今回、友人にもコリアタウンを見ていただいたのですが、時速50~60キロくらいで走っているにもかかわらず、ハングル文字の看板は、延々と5分も10分もなくならないのです。
「ねえ、まだ続くの?」と唖然として聞いてしまうほど、普通の感覚では信じられないくらい続きます。それは縦に一直線、だけではなく、横にも延々とつながっています。つまり「面」として驚くほど広大で、まさに「タウン」。LA郡でも最も人口密度が高いエリアだそうで、12万人が住んでいると言われています。この存在感。LAに来たら、ぜひ見て、驚いていただきたいものです。いろんな意味で、感慨深いです。
7.グローバル経済
日曜の夕方、ブランドブティックが集まるロデオドライブを車から見学しましたが、この日、目立ったのは中東からの観光客と思しき皆様です。
装束をまとった女性が男性を従え、エルメスのオレンジ色のバッグや、シャネル、カルティエなどをいくつも下げている様子があちこちに見られました。この界隈でお金を落としていくのは、中国人とアラブ系の観光客だと言われます。
中国人はとにかく名前の知れたブランドを買うが、アラブ系は気に入れば無名ブランドでも買っていくのだと、とある日系のブティックで働く友人が教えてくれたことがあります。昨年の夏の売上げは、アラブ系の皆さんのおかげで本当に凄かったのだそうです。実際にこの目で見てみて、それも納得です。

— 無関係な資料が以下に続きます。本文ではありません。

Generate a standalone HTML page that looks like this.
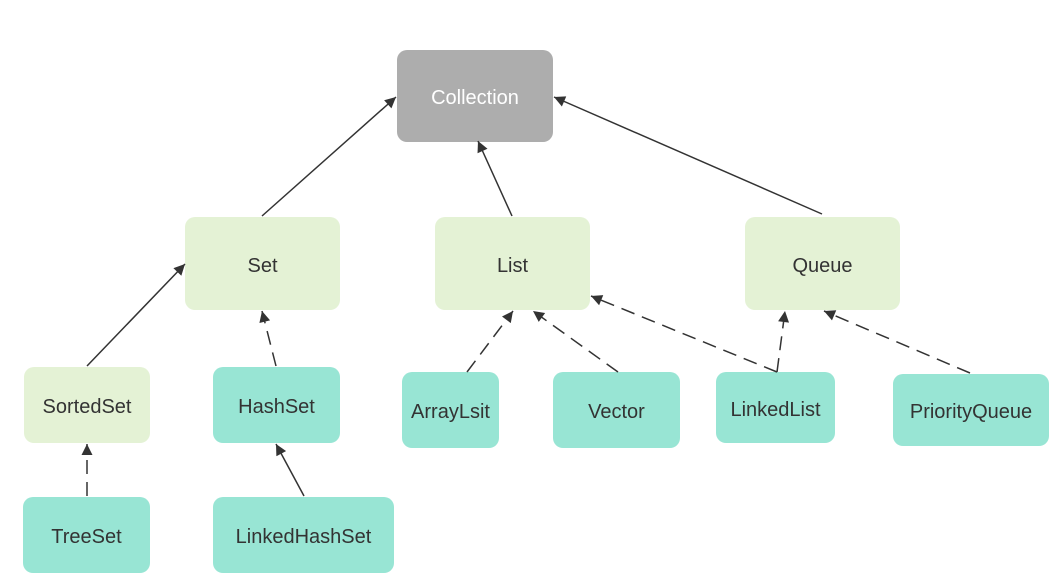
<!DOCTYPE html>
<html><head><style>
body{margin:0;width:1064px;height:583px;background:#fff;position:relative;overflow:hidden;font-family:"Liberation Sans",sans-serif}
.n{position:absolute;border-radius:10px;display:flex;align-items:center;justify-content:center;font-size:20px;color:#333;box-sizing:border-box;padding-top:5px}
.g{background:#e4f2d5}.t{background:#98e5d4}
svg{position:absolute;left:0;top:0}
</style></head><body>
<div class="n" style="left:397px;top:50px;width:156px;height:92px;background:#adadad;color:#fff">Collection</div>
<div class="n g" style="left:185px;top:217px;width:155px;height:93px">Set</div>
<div class="n g" style="left:435px;top:217px;width:155px;height:93px">List</div>
<div class="n g" style="left:745px;top:217px;width:155px;height:93px">Queue</div>
<div class="n g" style="left:24px;top:367px;width:126px;height:76px">SortedSet</div>
<div class="n t" style="left:213px;top:367px;width:127px;height:76px">HashSet</div>
<div class="n t" style="left:23px;top:497px;width:127px;height:76px">TreeSet</div>
<div class="n t" style="left:213px;top:497px;width:181px;height:76px">LinkedHashSet</div>
<div class="n t" style="left:402px;top:372px;width:97px;height:76px">ArrayLsit</div>
<div class="n t" style="left:553px;top:372px;width:127px;height:76px">Vector</div>
<div class="n t" style="left:716px;top:372px;width:119px;height:71px">LinkedList</div>
<div class="n t" style="left:893px;top:374px;width:156px;height:72px">PriorityQueue</div>
<svg width="1064" height="583">
<defs><marker id="a" viewBox="0 0 10 10" refX="10" refY="5" markerWidth="12" markerHeight="11" orient="auto" markerUnits="userSpaceOnUse"><path d="M0,0L10,5L0,10z" fill="#333"/></marker></defs>
<g stroke="#333" stroke-width="1.5" fill="none" marker-end="url(#a)">
<line x1="262" y1="216" x2="396" y2="97"/>
<line x1="512" y1="216" x2="478" y2="141"/>
<line x1="822" y1="214" x2="554" y2="97"/>
<line x1="87" y1="366" x2="185" y2="264"/>
<line x1="304" y1="496" x2="276" y2="444"/>
</g>
<g stroke="#333" stroke-width="1.5" fill="none" stroke-dasharray="14,8" marker-end="url(#a)">
<line x1="276" y1="366" x2="262" y2="311"/>
<line x1="87" y1="496" x2="87" y2="444"/>
<line x1="467" y1="372" x2="513" y2="311"/>
<line x1="618" y1="372" x2="533" y2="311"/>
<line x1="777" y1="372" x2="591" y2="296"/>
<line x1="777" y1="372" x2="785" y2="311"/>
<line x1="970" y1="373" x2="824" y2="311"/>
</g>
</svg>
</body></html>
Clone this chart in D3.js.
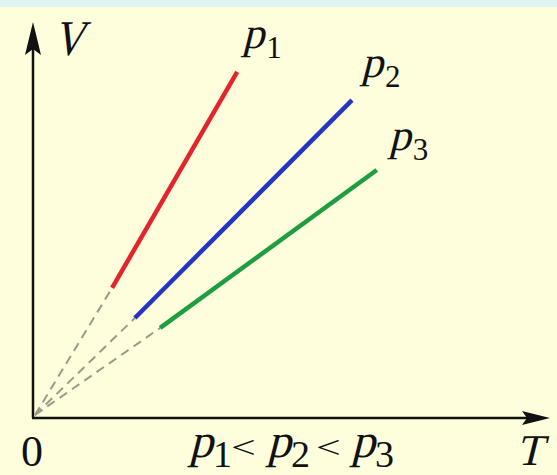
<!DOCTYPE html>
<html>
<head>
<meta charset="utf-8">
<script src="https://cdn.jsdelivr.net/npm/d3@7"></script>
<style>
  html, body { margin: 0; padding: 0; background: #FEFEDD; }
  svg { display: block; }
</style>
</head>
<body>
<svg id="chart" width="557" height="475"></svg>
<script>
// Isobars in the V–T plane: three pressures, each a straight line through the origin
const series = ["p1", "p2", "p3"];
const subscripts = ["1", "2", "3"];
const colors = ["#E3242B", "#2434C4", "#1E9E40"];
// solid segment of each isobar (temperature, volume)
const tStart = [1.53, 1.97, 2.46];
const tEnd   = [3.95, 6.17, 6.65];
const vStart = [2.63, 2.02, 1.82];
const vEnd   = [6.99, 6.42, 5.01];
const axisLabels = { x: "T", y: "V", origin: "0" };

const svg = d3.select("#chart");
const W = 557, H = 475;
const SERIF = "Liberation Serif";
const SLANT = -14;

svg.append("rect").attr("width", W).attr("height", H).attr("fill", "#FEFEDD");
svg.append("rect").attr("width", W).attr("height", 7).attr("fill", "#DDF4F1");

const x = d3.scaleLinear().domain([0, 10]).range([33, 550]);
const y = d3.scaleLinear().domain([0, 8]).range([418, 22]);

// axes with arrowheads
const g = svg.append("g");
g.append("line")
  .attr("x1", x(0)).attr("y1", y(0)).attr("x2", x(0)).attr("y2", y(8) + 20)
  .attr("stroke", "#111").attr("stroke-width", 2.5);
g.append("line")
  .attr("x1", x(0) - 1).attr("y1", y(0)).attr("x2", x(10) - 20).attr("y2", y(0))
  .attr("stroke", "#111").attr("stroke-width", 2.5);

const ax = x(0), ay = y(8);
g.append("path")
  .attr("d", `M${ax},${ay} L${ax + 8},${ay + 33} L${ax},${ay + 27} L${ax - 8},${ay + 33} Z`)
  .attr("fill", "#111");
const bx = x(10), by = y(0);
g.append("path")
  .attr("d", `M${bx},${by} L${bx - 28},${by - 7} L${bx - 23},${by} L${bx - 28},${by + 7} Z`)
  .attr("fill", "#111");

// dashed extrapolation back to absolute zero
series.forEach((s, i) => {
  svg.append("line")
    .attr("x1", x(0) + 2).attr("y1", y(0) - 3)
    .attr("x2", x(tStart[i])).attr("y2", y(vStart[i]))
    .attr("stroke", "#9a9a88").attr("stroke-width", 2)
    .attr("stroke-dasharray", "9,6");
});

// measured isobars
series.forEach((s, i) => {
  svg.append("line")
    .attr("x1", x(tStart[i])).attr("y1", y(vStart[i]))
    .attr("x2", x(tEnd[i])).attr("y2", y(vEnd[i]))
    .attr("stroke", colors[i]).attr("stroke-width", 4.5);
});

// slanted serif letter (math-italic look)
function slanted(parent, str, px, py, size, sx = 1, sy = 1) {
  return parent.append("text")
    .attr("transform", `translate(${px},${py}) skewX(${SLANT}) scale(${sx},${sy})`)
    .style("font-family", SERIF).style("font-size", size + "px").style("fill", "#111")
    .text(str);
}

// italic p with an upright numeric subscript
function pLabel(parent, px, py, size, subSize, subDx, subDy, k) {
  slanted(parent, "p", px, py, size);
  parent.append("text").attr("x", px + subDx).attr("y", py + subDy)
    .style("font-family", SERIF).style("font-size", subSize + "px").style("fill", "#111")
    .text(subscripts[k]);
}

// pressure labels near line ends
const labelOffsets = [[5, -24], [9, -23], [12, -20]];
series.forEach((s, i) => {
  pLabel(svg, x(tEnd[i]) + labelOffsets[i][0], y(vEnd[i]) + labelOffsets[i][1],
         44, 31, 24, 10, i);
});

// axis labels
slanted(svg, axisLabels.y, 53, 55, 50, 0.85, 1);
slanted(svg, axisLabels.x, 516, 465, 44, 1, 1);
svg.append("text").attr("x", 21).attr("y", 466)
  .style("font-family", SERIF).style("font-size", "44px")
  .style("fill", "#111").text(axisLabels.origin);

// ordering of the pressures: p1 < p2 < p3
const relX = [189, 267, 351];
const ltX = [231, 316];
series.forEach((s, i) => {
  pLabel(svg, relX[i], 457, 48, 38, 24, 10, i);
  if (i < series.length - 1) {
    svg.append("text")
      .attr("transform", `translate(${ltX[i]},458) scale(1,0.72)`)
      .style("font-family", SERIF).style("font-size", "44px")
      .style("fill", "#111").text("<");
  }
});
</script>
</body>
</html>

セミナーをしたアーバインの街は、教育の質の高さで知られており、中国人や韓国人がどんどん移り住んでいます。良い大学のアジア人枠は、中国からの留学生でいっぱいだったり、英語学校には韓国人のお母さんがビザを取って子連れでやってきて、実は本命は子どもを地元の小学校に通わせることだったり。
電気製品を見に行くと、そこにあるのは韓国ブランドばかり。20年前にハワイに移住してきた時と比べると隔世の感があります。
などなど、まだまだこれらは一例で、話は尽きないのですが、ロサンゼルスに来た方々には、話だけではなく、ぜひ「体感して」帰っていただきたい事ばかりです。やっぱり百聞は一見に如かず。来ないとわからないことって、いっぱいあるんですよね。それはもちろん、どこの場所でも一緒ですね。だからこの体験をしっかりと受け止めて、自分も体感の旅を心がけていこうと思います。